AIM:
Copy out all lines with the word "chart" in them.

MATERIAL PROVIDED:
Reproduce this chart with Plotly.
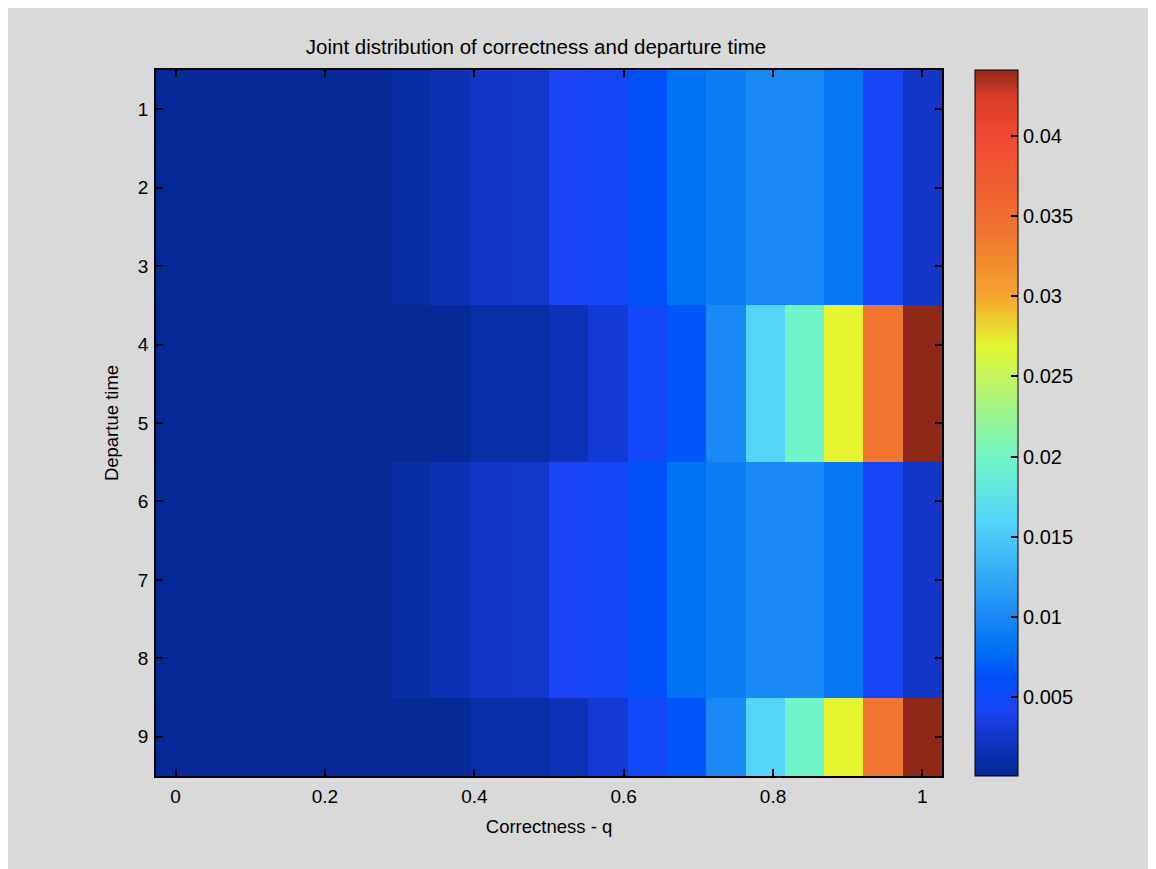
import plotly.graph_objects as go

# ---------------- data ----------------
correctness = [0.0, 0.0526, 0.1053, 0.1579, 0.2105, 0.2632, 0.3158, 0.3684,
               0.4211, 0.4737, 0.5263, 0.5789, 0.6316, 0.6842, 0.7368, 0.7895,
               0.8421, 0.8947, 0.9474, 1.0]
departure_time = [1, 2, 3, 4, 5, 6, 7, 8, 9]

row_1 = [0.0002, 0.0002, 0.0002, 0.0002, 0.0002, 0.0002, 0.0010, 0.0017, 0.0025, 0.0026,
         0.0042, 0.0046, 0.0062, 0.0080, 0.0090, 0.0100, 0.0100, 0.0085, 0.0045, 0.0025]
row_2 = [0.0002, 0.0002, 0.0002, 0.0002, 0.0002, 0.0002, 0.0010, 0.0017, 0.0025, 0.0026,
         0.0042, 0.0046, 0.0062, 0.0080, 0.0090, 0.0100, 0.0100, 0.0085, 0.0045, 0.0025]
row_3 = [0.0002, 0.0002, 0.0002, 0.0002, 0.0002, 0.0002, 0.0010, 0.0017, 0.0025, 0.0026,
         0.0042, 0.0046, 0.0062, 0.0080, 0.0090, 0.0100, 0.0100, 0.0085, 0.0045, 0.0025]
row_4 = [0.0001, 0.0001, 0.0001, 0.0001, 0.0001, 0.0001, 0.0002, 0.0002, 0.0012, 0.0012,
         0.0018, 0.0030, 0.0048, 0.0065, 0.0100, 0.0160, 0.0200, 0.0270, 0.0340, 0.0441]
row_5 = [0.0001, 0.0001, 0.0001, 0.0001, 0.0001, 0.0001, 0.0002, 0.0002, 0.0012, 0.0012,
         0.0018, 0.0030, 0.0048, 0.0065, 0.0100, 0.0160, 0.0200, 0.0270, 0.0340, 0.0441]
row_6 = [0.0002, 0.0002, 0.0002, 0.0002, 0.0002, 0.0002, 0.0010, 0.0017, 0.0025, 0.0026,
         0.0042, 0.0046, 0.0062, 0.0080, 0.0090, 0.0100, 0.0100, 0.0085, 0.0045, 0.0025]
row_7 = [0.0002, 0.0002, 0.0002, 0.0002, 0.0002, 0.0002, 0.0010, 0.0017, 0.0025, 0.0026,
         0.0042, 0.0046, 0.0062, 0.0080, 0.0090, 0.0100, 0.0100, 0.0085, 0.0045, 0.0025]
row_8 = [0.0002, 0.0002, 0.0002, 0.0002, 0.0002, 0.0002, 0.0010, 0.0017, 0.0025, 0.0026,
         0.0042, 0.0046, 0.0062, 0.0080, 0.0090, 0.0100, 0.0100, 0.0085, 0.0045, 0.0025]
row_9 = [0.0001, 0.0001, 0.0001, 0.0001, 0.0001, 0.0001, 0.0002, 0.0002, 0.0012, 0.0012,
         0.0018, 0.0030, 0.0048, 0.0065, 0.0100, 0.0160, 0.0200, 0.0270, 0.0340, 0.0441]

x_ticks = [0, 0.2, 0.4, 0.6, 0.8, 1]
x_tick_text = ["0", "0.2", "0.4", "0.6", "0.8", "1"]
cb_ticks = [0.005, 0.01, 0.015, 0.02, 0.025, 0.03, 0.035, 0.04]
cb_tick_text = ["0.005", "0.01", "0.015", "0.02", "0.025", "0.03", "0.035", "0.04"]

c_min, c_max = 0.0001, 0.0441

# colour anchors (value, colour) approximating the screenshot's jet map
anchor_vals = [0.0001, 0.0012, 0.0025, 0.0042, 0.0062, 0.0080, 0.0100, 0.0160,
               0.0200, 0.0270, 0.0300, 0.0340, 0.0400, 0.0425, 0.0441]
anchor_cols = ["rgb(6,40,150)", "rgb(10,46,168)", "rgb(18,54,200)", "rgb(26,68,245)",
               "rgb(0,80,250)", "rgb(0,112,245)", "rgb(26,136,245)", "rgb(85,213,250)",
               "rgb(112,245,200)", "rgb(229,245,48)", "rgb(245,165,45)", "rgb(240,117,48)",
               "rgb(240,72,48)", "rgb(215,60,40)", "rgb(144,40,24)"]

colorscale = [[(v - c_min) / (c_max - c_min), c] for v, c in zip(anchor_vals, anchor_cols)]

z = [row_1, row_2, row_3, row_4, row_5, row_6, row_7, row_8, row_9]

FONT = "Liberation Sans, Arial, Helvetica, sans-serif"

fig = go.Figure(go.Heatmap(
    x=correctness, y=departure_time, z=z,
    colorscale=colorscale, zmin=c_min, zmax=c_max,
    colorbar=dict(
        x=1.042, xanchor="left", xref="paper",
        y=0.5, yanchor="middle", len=1.0, lenmode="fraction",
        thickness=43, thicknessmode="pixels",
        outlinewidth=1, outlinecolor="black",
        ypad=0, xpad=0,
        ticks="inside", ticklen=7, tickcolor="black", tickwidth=1.5,
        tickvals=cb_ticks, ticktext=cb_tick_text,
        tickfont=dict(family=FONT, size=20, color="black"),
    ),
    showscale=True,
))

# left-side ticks on the colorbar (MATLAB draws ticks on both edges)
PLOT_W = 786
cb_left = 1.042
cb_tick_len = 7 / PLOT_W
shapes = []
for v in cb_ticks:
    yy = (v - c_min) / (c_max - c_min)
    shapes.append(dict(type="line", xref="paper", yref="paper",
                       x0=cb_left, x1=cb_left + cb_tick_len, y0=yy, y1=yy,
                       line=dict(color="black", width=1.5)))

fig.update_layout(
    width=1156, height=869,
    paper_bgcolor="#d9d9d9", plot_bgcolor="#d9d9d9",
    margin=dict(l=148, r=222, t=62, b=101),
    font=dict(family=FONT, size=19, color="black"),
    title=dict(text="Joint distribution of correctness and departure time",
               x=528 / 1156, xanchor="center", y=1 - 39 / 869, yanchor="middle",
               font=dict(family=FONT, size=20.5, color="black")),
    shapes=shapes,
)

fig.update_xaxes(
    range=[-0.0263, 1.0263], tickvals=x_ticks, ticktext=x_tick_text,
    ticks="inside", ticklen=7, tickwidth=1.5, tickcolor="black",
    showline=True, linecolor="black", linewidth=1.5, mirror="ticks",
    showgrid=False, zeroline=False,
    tickfont=dict(family=FONT, size=19, color="black"),
    ticklabelstandoff=2,
    title=dict(text="Correctness - q", standoff=15,
               font=dict(family=FONT, size=18.5, color="black")),
)
fig.update_yaxes(
    range=[9.5, 0.5], tickvals=departure_time,
    ticks="inside", ticklen=7, tickwidth=1.5, tickcolor="black",
    showline=True, linecolor="black", linewidth=1.5, mirror="ticks",
    showgrid=False, zeroline=False,
    tickfont=dict(family=FONT, size=19, color="black"),
    ticklabelstandoff=2,
    title=dict(text="Departue time", standoff=14,
               font=dict(family=FONT, size=18.5, color="black")),
)

fig.write_html("out.html")
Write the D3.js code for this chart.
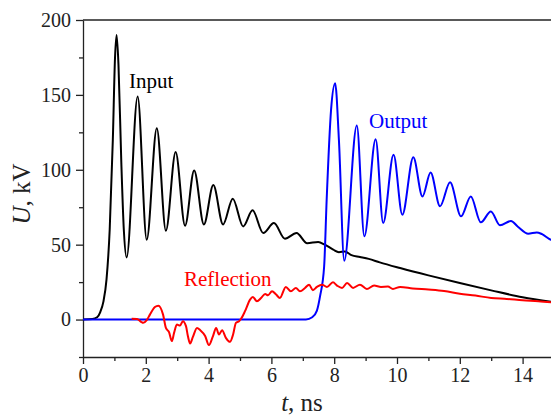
<!DOCTYPE html>
<html>
<head>
<meta charset="utf-8">
<script src="https://cdn.jsdelivr.net/npm/d3@7"></script>
<style>
  body { margin: 0; background: #fff; }
  text { font-family: 'Liberation Serif', 'Times New Roman', serif; }
  .axis path, .axis line { stroke: #222; stroke-width: 1.3; }
</style>
</head>
<body>
<div id="chart"></div>
<script>
// t (ns), U (kV)
const inputData = [
  [0, 0], [0.3, 0.3], [0.45, 1.5], [0.55, 5], [0.65, 12], [0.75, 27], [0.85, 60],
  [0.95, 120], [1.02, 175], [1.07, 190], [1.13, 170], [1.22, 105], [1.3, 60],
  [1.39, 41.5], [1.74, 149], [2.03, 53.3], [2.35, 127.8], [2.64, 59.3],
  [2.95, 111.8], [3.25, 62.7], [3.54, 99.6], [3.85, 63.5], [4.15, 89.8],
  [4.46, 63.5], [4.77, 80.7], [5.1, 62.2], [5.4, 72.9], [5.74, 57.8],
  [6.08, 64.4], [6.43, 54], [6.8, 57.8], [7.14, 51], [7.49, 51.8], [7.7, 50],
  [7.97, 46.7], [8.15, 45], [8.34, 45.4], [8.55, 43], [8.82, 41.8], [9.1, 40.5],
  [9.45, 38.2], [10.1, 34.4], [11, 29.5], [12, 24.4], [13, 19.5], [14, 14.9],
  [15, 11.6]
]

const outputData = [
  [0, 0], [7.1, 0], [7.3, 1.5], [7.45, 6], [7.55, 15.6], [7.68, 35.6],
  [7.76, 80], [7.9, 140], [8.03, 157.8], [8.15, 120], [8.32, 39.3],
  [8.72, 129.6], [8.96, 55.6], [9.32, 120.4], [9.56, 64.4], [9.89, 110],
  [10.17, 70], [10.52, 108.4], [10.81, 82.2], [11.07, 98.2], [11.37, 75.6],
  [11.69, 91.6], [12.04, 68.9], [12.35, 82.2], [12.67, 64.9], [12.99, 72.2],
  [13.28, 62.9], [13.63, 65.8], [13.85, 62], [14.18, 57.3], [14.45, 58.2],
  [14.62, 57], [14.9, 53.3], [15, 53]
]

const reflectionData = [
  [1.55, 0.5], [1.72, 0.4], [1.85, -1.5], [1.92, -2.2], [2.03, -0.4], [2.13, 3.3],
  [2.29, 8.4], [2.4, 9.3], [2.55, 3.3], [2.64, -5.6], [2.74, -8.4], [2.83, -14.4],
  [2.9, -8.9], [2.99, -3.3], [3.09, -4], [3.18, -1.1], [3.28, -4.4], [3.34, -11],
  [3.41, -16], [3.5, -11.6], [3.63, -5.6], [3.73, -7], [3.89, -11], [4.01, -17],
  [4.14, -11], [4.24, -5.6], [4.33, -10], [4.43, -7.1], [4.55, -12.2], [4.68, -14.9],
  [4.78, -10], [4.87, -2.2], [4.97, -1.1], [5.03, 0.4], [5.16, 5.6], [5.32, 13.3],
  [5.41, 15.1], [5.54, 12.2], [5.67, 14.4], [5.8, 17.1], [5.89, 16.2], [6.02, 18.9],
  [6.15, 16.7], [6.27, 14.4], [6.46, 21.8], [6.62, 18.9], [6.78, 21.1], [6.91, 18.9],
  [7.07, 21.1], [7.2, 23.3], [7.32, 19.6], [7.45, 21.8], [7.61, 23.3], [7.77, 21.8],
  [7.96, 24.9], [8.09, 22.7], [8.25, 21.1], [8.41, 24.4], [8.6, 21.1], [8.82, 23.3],
  [9.04, 20.4], [9.27, 22.7], [9.49, 21.8], [9.71, 22], [9.87, 20.4], [10.1, 21.8],
  [10.5, 20.8], [11, 20], [11.5, 19], [12, 17.3], [12.5, 16], [13, 14.4],
  [13.5, 13.8], [14, 12.9], [14.5, 12.3], [15, 11.4]
]

const xMajorTicks = [0, 2, 4, 6, 8, 10, 12, 14]
const xMinorTicks = [1, 3, 5, 7, 9, 11, 13, 15]
const yMajorTicks = [0, 50, 100, 150, 200]
const yMinorTicks = [-25, 25, 75, 125, 175]

const serif = "'Liberation Serif', 'Times New Roman', serif"

const margin = { top: 20, left: 83, right: -3, bottom: 58 }
const height = 415 - margin.top - margin.bottom
const width = 551 - margin.left - margin.right

const svg = d3
  .select('#chart')
  .append('svg')
  .attr('height', 415)
  .attr('width', 551)
  .append('g')
  .attr('transform', 'translate(' + margin.left + ',' + margin.top + ')')

const xPositionScale = d3.scaleLinear().domain([0, 15]).range([0, width])
const yPositionScale = d3.scaleLinear().domain([-25, 200]).range([height, 0])

const line = d3
  .line()
  .x(d => xPositionScale(d[0]))
  .y(d => yPositionScale(d[1]))
  .curve(d3.curveMonotoneX)

// axes
svg
  .append('g')
  .attr('class', 'axis x-axis')
  .attr('transform', 'translate(0,' + height + ')')
  .call(d3.axisBottom(xPositionScale).tickValues(xMajorTicks).tickSize(7).tickSizeOuter(0).tickPadding(4))
svg
  .append('g')
  .attr('class', 'axis x-minor')
  .attr('transform', 'translate(0,' + height + ')')
  .call(d3.axisBottom(xPositionScale).tickValues(xMinorTicks).tickSize(4).tickFormat(''))
svg.selectAll('.x-minor path').remove()

svg
  .append('g')
  .attr('class', 'axis y-axis')
  .call(d3.axisLeft(yPositionScale).tickValues(yMajorTicks).tickSize(7).tickSizeOuter(0).tickPadding(5))
svg
  .append('g')
  .attr('class', 'axis y-minor')
  .call(d3.axisLeft(yPositionScale).tickValues(yMinorTicks).tickSize(4).tickFormat(''))
svg.selectAll('.y-minor path').remove()

svg
  .selectAll('.axis')
  .attr('font-family', serif)
  .attr('font-size', 20)
svg
  .selectAll('.axis text')
  .style('font-family', serif)
  .style('font-size', '20px')
  .attr('fill', '#222')

// top frame
svg
  .append('line')
  .attr('x1', 0)
  .attr('x2', width)
  .attr('y1', yPositionScale(200))
  .attr('y2', yPositionScale(200))
  .attr('stroke', '#222')
  .attr('stroke-width', 1.3)

// curves
svg
  .append('path')
  .datum(inputData)
  .attr('d', line)
  .attr('fill', 'none')
  .attr('stroke', '#000')
  .attr('stroke-width', 2)
svg
  .append('path')
  .datum(outputData)
  .attr('d', line)
  .attr('fill', 'none')
  .attr('stroke', '#0000ff')
  .attr('stroke-width', 2)
svg
  .append('path')
  .datum(reflectionData)
  .attr('d', line)
  .attr('fill', 'none')
  .attr('stroke', '#ff0000')
  .attr('stroke-width', 2)

// labels
svg
  .append('text')
  .attr('x', 46)
  .attr('y', 68)
  .text('Input')
  .style('font-size', '21px')
  .attr('fill', '#000')
svg
  .append('text')
  .attr('x', 286)
  .attr('y', 108)
  .text('Output')
  .style('font-size', '21px')
  .attr('fill', '#0000ff')
svg
  .append('text')
  .attr('x', 101)
  .attr('y', 266)
  .text('Reflection')
  .style('font-size', '21px')
  .attr('fill', '#ff0000')

// axis titles
const xTitle = svg
  .append('text')
  .attr('x', 219)
  .attr('y', 391)
  .attr('text-anchor', 'middle')
  .style('font-size', '25px')
  .attr('fill', '#222')
xTitle.append('tspan').style('font-style', 'italic').text('t')
xTitle.append('tspan').text(', ns')

const yTitle = svg
  .append('text')
  .attr('transform', 'translate(-53,174) rotate(-90)')
  .attr('text-anchor', 'middle')
  .style('font-size', '25px')
  .attr('fill', '#222')
yTitle.append('tspan').style('font-style', 'italic').text('U')
yTitle.append('tspan').text(', kV')
</script>
</body>
</html>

ANSWER FOR THE TASK:
Reproduce this chart with Plotly.
Write the D3.js code for this chart.
<div id="chart"></div>
  .select('#chart')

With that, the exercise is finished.